We pray that all these “temptations” won’t get you down or swerve you from your path — which is obviously the devil’s object in working to send them to you! Basically, such temptations are trivial — but that’s precisely one reason why they’re so frustrating! If there were some great attack or error we would find out how to arm ourselves and reply; but rumors and gossip and unsolicited advice and “grapevines” can be so unsettling because one doesn’t know quite what to believe or where one stands in the whole picture. There is a type of unstable converts who delight in all this, and that only feeds the whole fire; may God have mercy on them and enlighten them. Certainly we don’t need to judge them, but we shouldn’t allow them to interfere with the honest and good labors that God has blessed us weak ones to perform.

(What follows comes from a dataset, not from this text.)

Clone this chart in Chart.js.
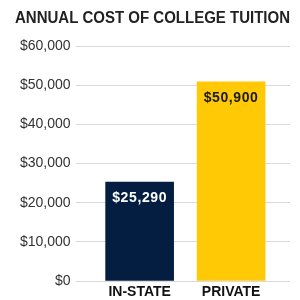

Above all, we are all human and weak and subject to mistakes and hasty judgments ourselves. We should always keep in mind that we don’t “know better” about Orthodoxy than anyone else and we aren’t “experts” in anything at all (much less the “instant experts” that some converts seem tempted to become), but we only follow the path that we firmly believe leads to salvation, spending our whole life in learning and growing, never really progressing beyond the state of infants in the Faith, and bound by bonds of love and respect with our fellow learners.

We sympathize with you in your family’s misfortunes. Such things only remind us the more forcibly that life isn’t a matter of “knowing better” at all, but of suffering through whatever God sends us in His wisdom, by means of the grace which He also sends.

We hope you’ll be able to visit us again before winter and talk over some of these things. Melchisedek informs us that he probably won’t be coming this summer after all.

Pray for us. Our regards to Susan and Ian.